- [Exercise]
Output the full listing below exactly as it reads, and skip anything that is a picture.
— begin Collected data —
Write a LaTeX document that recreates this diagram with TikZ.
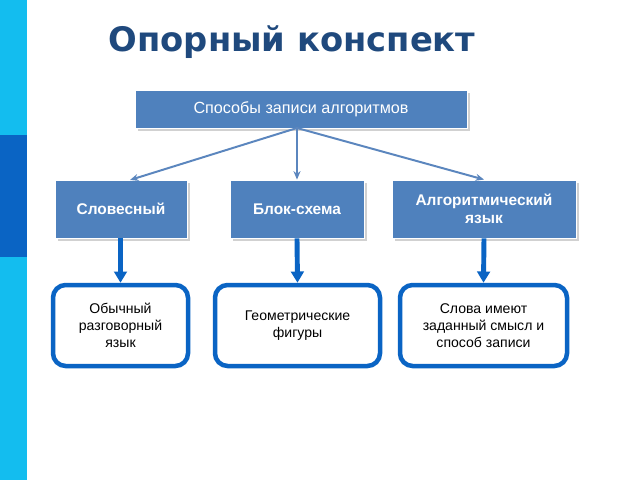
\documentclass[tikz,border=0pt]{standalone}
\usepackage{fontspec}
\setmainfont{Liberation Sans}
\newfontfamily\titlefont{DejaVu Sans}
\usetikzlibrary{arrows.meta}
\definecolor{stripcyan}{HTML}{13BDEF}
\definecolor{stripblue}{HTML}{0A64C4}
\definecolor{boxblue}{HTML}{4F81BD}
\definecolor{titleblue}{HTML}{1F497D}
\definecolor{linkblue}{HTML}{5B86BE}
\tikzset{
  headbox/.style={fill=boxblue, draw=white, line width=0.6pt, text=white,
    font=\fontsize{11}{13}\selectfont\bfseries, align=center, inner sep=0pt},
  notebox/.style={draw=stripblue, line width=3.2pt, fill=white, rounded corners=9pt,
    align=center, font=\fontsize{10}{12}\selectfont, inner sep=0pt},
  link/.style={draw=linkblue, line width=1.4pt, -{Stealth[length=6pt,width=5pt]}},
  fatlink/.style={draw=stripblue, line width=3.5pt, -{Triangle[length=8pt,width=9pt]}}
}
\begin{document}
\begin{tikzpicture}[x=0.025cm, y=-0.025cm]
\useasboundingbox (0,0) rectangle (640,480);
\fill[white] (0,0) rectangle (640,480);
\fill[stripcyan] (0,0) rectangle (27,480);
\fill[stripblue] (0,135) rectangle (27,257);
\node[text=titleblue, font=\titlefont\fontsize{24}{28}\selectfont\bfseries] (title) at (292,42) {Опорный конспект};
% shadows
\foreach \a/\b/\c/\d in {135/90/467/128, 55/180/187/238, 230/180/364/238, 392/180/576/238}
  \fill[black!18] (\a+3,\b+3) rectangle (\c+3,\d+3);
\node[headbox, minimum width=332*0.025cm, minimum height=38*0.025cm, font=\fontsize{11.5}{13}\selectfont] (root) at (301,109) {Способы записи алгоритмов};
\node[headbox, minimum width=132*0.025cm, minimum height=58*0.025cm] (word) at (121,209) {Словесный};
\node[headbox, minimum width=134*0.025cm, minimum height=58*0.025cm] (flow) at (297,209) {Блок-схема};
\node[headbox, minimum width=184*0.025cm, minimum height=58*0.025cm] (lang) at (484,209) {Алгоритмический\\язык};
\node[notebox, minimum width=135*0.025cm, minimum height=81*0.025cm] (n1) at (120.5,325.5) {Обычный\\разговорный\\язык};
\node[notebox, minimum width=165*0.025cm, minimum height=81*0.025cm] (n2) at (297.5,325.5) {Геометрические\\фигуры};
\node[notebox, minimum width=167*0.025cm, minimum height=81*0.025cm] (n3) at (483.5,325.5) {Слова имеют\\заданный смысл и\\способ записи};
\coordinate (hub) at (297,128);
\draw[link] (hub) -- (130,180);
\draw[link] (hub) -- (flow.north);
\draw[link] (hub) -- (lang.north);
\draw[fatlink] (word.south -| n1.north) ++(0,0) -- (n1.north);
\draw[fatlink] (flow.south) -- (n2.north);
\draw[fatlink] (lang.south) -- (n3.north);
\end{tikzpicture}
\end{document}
— end Collected data —
- [Written response]
Write a LaTeX document that recreates this diagram with TikZ.
\documentclass[tikz,border=0pt]{standalone}
\usepackage{fontspec}
\setmainfont{Liberation Sans}
\newfontfamily\titlefont{DejaVu Sans}
\usetikzlibrary{arrows.meta}
\definecolor{stripcyan}{HTML}{13BDEF}
\definecolor{stripblue}{HTML}{0A64C4}
\definecolor{boxblue}{HTML}{4F81BD}
\definecolor{titleblue}{HTML}{1F497D}
\definecolor{linkblue}{HTML}{5B86BE}
\tikzset{
  headbox/.style={fill=boxblue, draw=white, line width=0.6pt, text=white,
    font=\fontsize{11}{13}\selectfont\bfseries, align=center, inner sep=0pt},
  notebox/.style={draw=stripblue, line width=3.2pt, fill=white, rounded corners=9pt,
    align=center, font=\fontsize{10}{12}\selectfont, inner sep=0pt},
  link/.style={draw=linkblue, line width=1.4pt, -{Stealth[length=6pt,width=5pt]}},
  fatlink/.style={draw=stripblue, line width=3.5pt, -{Triangle[length=8pt,width=9pt]}}
}
\begin{document}
\begin{tikzpicture}[x=0.025cm, y=-0.025cm]
\useasboundingbox (0,0) rectangle (640,480);
\fill[white] (0,0) rectangle (640,480);
\fill[stripcyan] (0,0) rectangle (27,480);
\fill[stripblue] (0,135) rectangle (27,257);
\node[text=titleblue, font=\titlefont\fontsize{24}{28}\selectfont\bfseries] (title) at (292,42) {Опорный конспект};
% shadows
\foreach \a/\b/\c/\d in {135/90/467/128, 55/180/187/238, 230/180/364/238, 392/180/576/238}
  \fill[black!18] (\a+3,\b+3) rectangle (\c+3,\d+3);
\node[headbox, minimum width=332*0.025cm, minimum height=38*0.025cm, font=\fontsize{11.5}{13}\selectfont] (root) at (301,109) {Способы записи алгоритмов};
\node[headbox, minimum width=132*0.025cm, minimum height=58*0.025cm] (word) at (121,209) {Словесный};
\node[headbox, minimum width=134*0.025cm, minimum height=58*0.025cm] (flow) at (297,209) {Блок-схема};
\node[headbox, minimum width=184*0.025cm, minimum height=58*0.025cm] (lang) at (484,209) {Алгоритмический\\язык};
\node[notebox, minimum width=135*0.025cm, minimum height=81*0.025cm] (n1) at (120.5,325.5) {Обычный\\разговорный\\язык};
\node[notebox, minimum width=165*0.025cm, minimum height=81*0.025cm] (n2) at (297.5,325.5) {Геометрические\\фигуры};
\node[notebox, minimum width=167*0.025cm, minimum height=81*0.025cm] (n3) at (483.5,325.5) {Слова имеют\\заданный смысл и\\способ записи};
\coordinate (hub) at (297,128);
\draw[link] (hub) -- (130,180);
\draw[link] (hub) -- (flow.north);
\draw[link] (hub) -- (lang.north);
\draw[fatlink] (word.south -| n1.north) ++(0,0) -- (n1.north);
\draw[fatlink] (flow.south) -- (n2.north);
\draw[fatlink] (lang.south) -- (n3.north);
\end{tikzpicture}
\end{document}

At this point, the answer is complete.